Supplied data
· · ·

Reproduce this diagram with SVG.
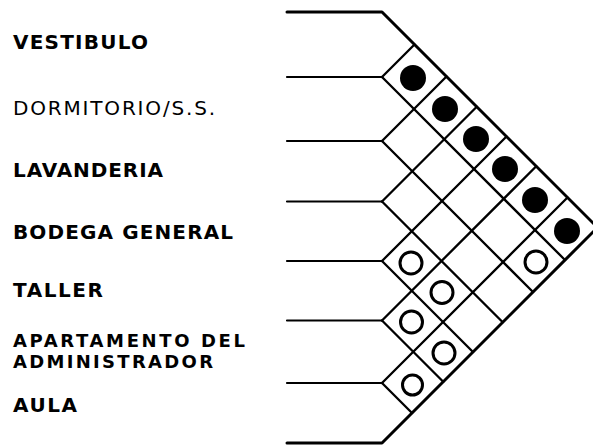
<svg xmlns="http://www.w3.org/2000/svg" width="593" height="445" viewBox="0 0 593 445">
<style>
.lbl{font-family:"DejaVu Sans","Liberation Sans",Arial,sans-serif;font-size:20px;font-weight:bold;fill:#000}
.sm{font-size:18px}
.thin{font-weight:normal}
.h{stroke:#000;stroke-width:2.2;fill:none;stroke-linecap:round;stroke-linejoin:round}
.g{stroke:#000;stroke-width:2.3;fill:none;stroke-linecap:round}
.b{stroke:#000;stroke-width:3;fill:none;stroke-linejoin:round;stroke-linecap:round}
.f{fill:#000}
.o{fill:none;stroke:#000;stroke-width:3}
</style>
<rect width="593" height="445" fill="#fff"/>
<g id="node-vestibulo"><text class="lbl" x="13" y="49" textLength="135" lengthAdjust="spacing">VESTIBULO</text></g>
<g id="node-dormitorio"><text class="lbl thin" x="13" y="115" textLength="202" lengthAdjust="spacing">DORMITORIO/S.S.</text></g>
<g id="node-lavanderia"><text class="lbl" x="13" y="177" textLength="150" lengthAdjust="spacing">LAVANDERIA</text></g>
<g id="node-bodega"><text class="lbl" x="13" y="239" textLength="220" lengthAdjust="spacing">BODEGA GENERAL</text></g>
<g id="node-taller"><text class="lbl" x="13" y="297" textLength="90" lengthAdjust="spacing">TALLER</text></g>
<g id="node-apartamento"><text class="lbl sm"><tspan x="13" y="347" textLength="232" lengthAdjust="spacing">APARTAMENTO DEL</tspan><tspan x="13" y="368" textLength="200" lengthAdjust="spacing">ADMINISTRADOR</tspan></text></g>
<g id="node-aula"><text class="lbl" x="13" y="412" textLength="64" lengthAdjust="spacing">AULA</text></g>
<g id="connectors">
<path class="h" d="M287 77H382M287 141H382M287 201.5H382M287 261H382M287 320.5H382M287 383H382"/>
<path class="b" d="M287 12H382L597.5 227.5L382 443H287"/>
<path class="g" d="M382 77L565 260M382 141L533 292M382 201.5L502.75 322.25M382 261L473 352M382 320.5L443.25 381.75M382 383L412 413"/>
<path class="g" d="M382 77L414.5 44.5M382 141L446.5 76.5M382 201.5L476.75 106.75M382 261L506.5 136.5M382 320.5L536.25 166.25M382 383L567.5 197.5"/>
</g>
<g id="cells">
<circle class="f" cx="413" cy="78" r="13"/>
<circle class="f" cx="445" cy="109" r="13"/>
<circle class="f" cx="476" cy="139" r="13"/>
<circle class="f" cx="505" cy="169" r="13"/>
<circle class="f" cx="535" cy="200" r="13"/>
<circle class="f" cx="567" cy="231" r="13"/>
<circle class="o" cx="411" cy="263" r="11"/>
<circle class="o" cx="442" cy="292.5" r="11"/>
<circle class="o" cx="411.5" cy="322" r="11"/>
<circle class="o" cx="444" cy="353" r="11"/>
<circle class="o" cx="412.5" cy="385" r="10"/>
<circle class="o" cx="536" cy="262" r="11"/>
</g>
</svg>
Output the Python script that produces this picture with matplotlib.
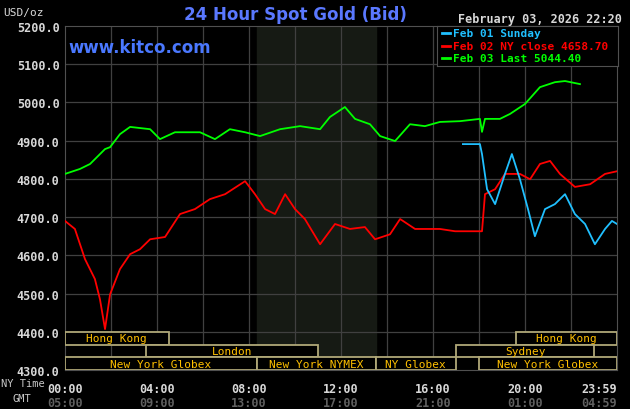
import matplotlib
matplotlib.use("Agg")
import matplotlib.pyplot as plt
from matplotlib.patches import Rectangle

green_h = [0,0.65,1.09,1.74,1.96,2.39,2.83,3.70,4.13,4.78,5.87,6.52,7.17,7.83,8.48,9.35,10.22,11.09,11.52,12.17,12.61,13.26,13.7,14.35,15.0,15.65,16.3,17.17,18.04,18.13,18.26,18.91,19.35,20.0,20.65,21.3,21.74,22.39]
green_v = [4813,4826,4839,4878,4883,4917,4936,4930,4904,4922,4922,4904,4930,4922,4912,4930,4938,4930,4962,4988,4957,4943,4912,4899,4943,4938,4949,4951,4957,4923,4957,4957,4970,4996,5040,5053,5056,5048]
red_h = [0,0.43,0.87,1.30,1.52,1.74,1.96,2.39,2.83,3.26,3.70,4.35,5.0,5.65,6.3,6.96,7.83,8.26,8.70,9.13,9.57,10.0,10.43,11.09,11.74,12.39,13.04,13.48,14.13,14.57,15.22,16.3,16.96,17.61,18.13,18.26,18.7,19.13,19.78,20.22,20.65,21.09,21.52,22.17,22.83,23.48,24]
red_v = [4690,4669,4590,4538,4485,4407,4498,4564,4603,4616,4642,4648,4708,4721,4747,4760,4794,4760,4721,4708,4760,4721,4695,4629,4682,4669,4674,4642,4655,4695,4669,4669,4663,4663,4663,4760,4773,4813,4813,4799,4839,4847,4813,4779,4786,4813,4820]
cyan_h = [17.3,18.04,18.13,18.35,18.7,19.13,19.43,19.78,20.13,20.43,20.87,21.3,21.74,22.17,22.61,23.04,23.48,23.78,24]
cyan_v = [4891,4891,4865,4773,4734,4813,4865,4799,4721,4650,4721,4734,4760,4708,4682,4629,4669,4690,4682]
sessions = [  # row, start, end, label
    (0, 0, 4.5, "Hong Kong"), (0, 19.6, 24, "Hong Kong"),
    (1, 3.5, 11.0, "London"), (1, 17.0, 23.0, "Sydney"),
    (2, 0, 8.33, "New York Globex"), (2, 8.33, 13.5, "New York NYMEX"),
    (2, 13.5, 17.0, "NY Globex"), (2, 18.0, 24, "New York Globex")]
ny_ticks = ["00:00","04:00","08:00","12:00","16:00","20:00","23:59"]
gmt_ticks = ["05:00","09:00","13:00","17:00","21:00","01:00","04:59"]
y_ticks = [4300,4400,4500,4600,4700,4800,4900,5000,5100,5200]

mono = "DejaVu Sans Mono"
fig = plt.figure(figsize=(6.3,4.1), dpi=100, facecolor="black")
ax = fig.add_axes([65/630, 39/410, 552/630, 344/410], facecolor="black")
ax.set_xlim(0,24); ax.set_ylim(4300,5200)
ax.axvspan(8.33,13.5,color="#161a14",zorder=0)
for h in range(2,24,2):
    ax.axvline(h,color="#404040",lw=0.9,zorder=1)
for y in y_ticks[1:-1]:
    ax.axhline(y,color="#404040",lw=0.9,zorder=1)
for s in ax.spines.values():
    s.set_color("#505050")
ax.set_xticks([]); ax.set_yticks(y_ticks)
ax.set_yticklabels([f"{v}.0" for v in y_ticks], color="#d8d8d8", fontfamily=mono, fontweight="bold", fontsize=8.5)
ax.tick_params(axis="y", length=0, pad=4)

ax.plot(red_h, red_v, color="#ff0000", lw=1.3, zorder=3)
ax.plot(cyan_h, cyan_v, color="#20c0ff", lw=1.3, zorder=3)
ax.plot(green_h, green_v, color="#00ff00", lw=1.3, zorder=4)

rh = 100/3
for row, a, b, lab in sessions:
    top = 4400 - row*rh
    ax.add_patch(Rectangle((a, top-rh), b-a, rh, fill=True, fc="black", ec="#b0a878", lw=1.3, zorder=5))
    ax.text((a+b)/2, top-rh/2, lab, color="#ffc000", fontfamily=mono, fontsize=8, ha="center", va="center", zorder=6)

for i,(n,g) in enumerate(zip(ny_ticks, gmt_ticks)):
    x = min(i*4, 24)
    ha = "right" if i == len(ny_ticks)-1 else "center"
    ax.text(x, -0.035, n, transform=ax.get_xaxis_transform(), color="#d8d8d8", fontfamily=mono, fontweight="bold", fontsize=8.5, ha=ha, va="top")
    ax.text(x, -0.075, g, transform=ax.get_xaxis_transform(), color="#606060", fontfamily=mono, fontweight="bold", fontsize=8.5, ha=ha, va="top")
fig.text(1/630, 1-384/410, "NY Time", color="#c8c8c8", fontfamily=mono, fontsize=7.5, va="center")
fig.text(12/630, 1-399/410, "GMT", color="#c8c8c8", fontfamily=mono, fontsize=7.5, va="center")
fig.text(3/630, 1-13/410, "USD/oz", color="#d8d8d8", fontfamily=mono, fontsize=8, va="center")
fig.text(295/630, 1-15/410, "24 Hour Spot Gold (Bid)", color="#5a78ff", fontsize=12, fontweight="bold", ha="center", va="center")
fig.text(68/630, 1-48/410, "www.kitco.com", color="#4a78ff", fontsize=12, fontweight="bold", va="center")
fig.text(622/630, 1-19/410, "February 03, 2026 22:20", color="#d8d8d8", fontfamily=mono, fontweight="bold", fontsize=8.5, ha="right", va="center")

lax = fig.add_axes([437/630, 1-67/410, 181/630, 40/410], facecolor="black")
lax.set_xticks([]); lax.set_yticks([])
for s in lax.spines.values(): s.set_color("#505050")
for i,(t,c) in enumerate([("Feb 01 Sunday","#20c0ff"),("Feb 02 NY close 4658.70","#ff0000"),("Feb 03 Last 5044.40","#00ff00")]):
    yy = 0.82 - i*0.31
    lax.plot([0.03,0.07],[yy,yy],color=c,lw=2,transform=lax.transAxes)
    lax.text(0.09, yy, t, color=c, fontfamily=mono, fontweight="bold", fontsize=8, va="center", transform=lax.transAxes)
fig.savefig("out.png", dpi=100, facecolor="black")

· · ·

What to work on
From the records above, copy exactly the stretch from the line holding "Output the Python" through the line holding "y_ticks = [4300,4400,4500,4600,4700,4800,4900,5000,5100,5200]", both ends included, without the pictures.

The response
Output the Python script that produces this picture with matplotlib.
import matplotlib
matplotlib.use("Agg")
import matplotlib.pyplot as plt
from matplotlib.patches import Rectangle

green_h = [0,0.65,1.09,1.74,1.96,2.39,2.83,3.70,4.13,4.78,5.87,6.52,7.17,7.83,8.48,9.35,10.22,11.09,11.52,12.17,12.61,13.26,13.7,14.35,15.0,15.65,16.3,17.17,18.04,18.13,18.26,18.91,19.35,20.0,20.65,21.3,21.74,22.39]
green_v = [4813,4826,4839,4878,4883,4917,4936,4930,4904,4922,4922,4904,4930,4922,4912,4930,4938,4930,4962,4988,4957,4943,4912,4899,4943,4938,4949,4951,4957,4923,4957,4957,4970,4996,5040,5053,5056,5048]
red_h = [0,0.43,0.87,1.30,1.52,1.74,1.96,2.39,2.83,3.26,3.70,4.35,5.0,5.65,6.3,6.96,7.83,8.26,8.70,9.13,9.57,10.0,10.43,11.09,11.74,12.39,13.04,13.48,14.13,14.57,15.22,16.3,16.96,17.61,18.13,18.26,18.7,19.13,19.78,20.22,20.65,21.09,21.52,22.17,22.83,23.48,24]
red_v = [4690,4669,4590,4538,4485,4407,4498,4564,4603,4616,4642,4648,4708,4721,4747,4760,4794,4760,4721,4708,4760,4721,4695,4629,4682,4669,4674,4642,4655,4695,4669,4669,4663,4663,4663,4760,4773,4813,4813,4799,4839,4847,4813,4779,4786,4813,4820]
cyan_h = [17.3,18.04,18.13,18.35,18.7,19.13,19.43,19.78,20.13,20.43,20.87,21.3,21.74,22.17,22.61,23.04,23.48,23.78,24]
cyan_v = [4891,4891,4865,4773,4734,4813,4865,4799,4721,4650,4721,4734,4760,4708,4682,4629,4669,4690,4682]
sessions = [  # row, start, end, label
    (0, 0, 4.5, "Hong Kong"), (0, 19.6, 24, "Hong Kong"),
    (1, 3.5, 11.0, "London"), (1, 17.0, 23.0, "Sydney"),
    (2, 0, 8.33, "New York Globex"), (2, 8.33, 13.5, "New York NYMEX"),
    (2, 13.5, 17.0, "NY Globex"), (2, 18.0, 24, "New York Globex")]
ny_ticks = ["00:00","04:00","08:00","12:00","16:00","20:00","23:59"]
gmt_ticks = ["05:00","09:00","13:00","17:00","21:00","01:00","04:59"]
y_ticks = [4300,4400,4500,4600,4700,4800,4900,5000,5100,5200]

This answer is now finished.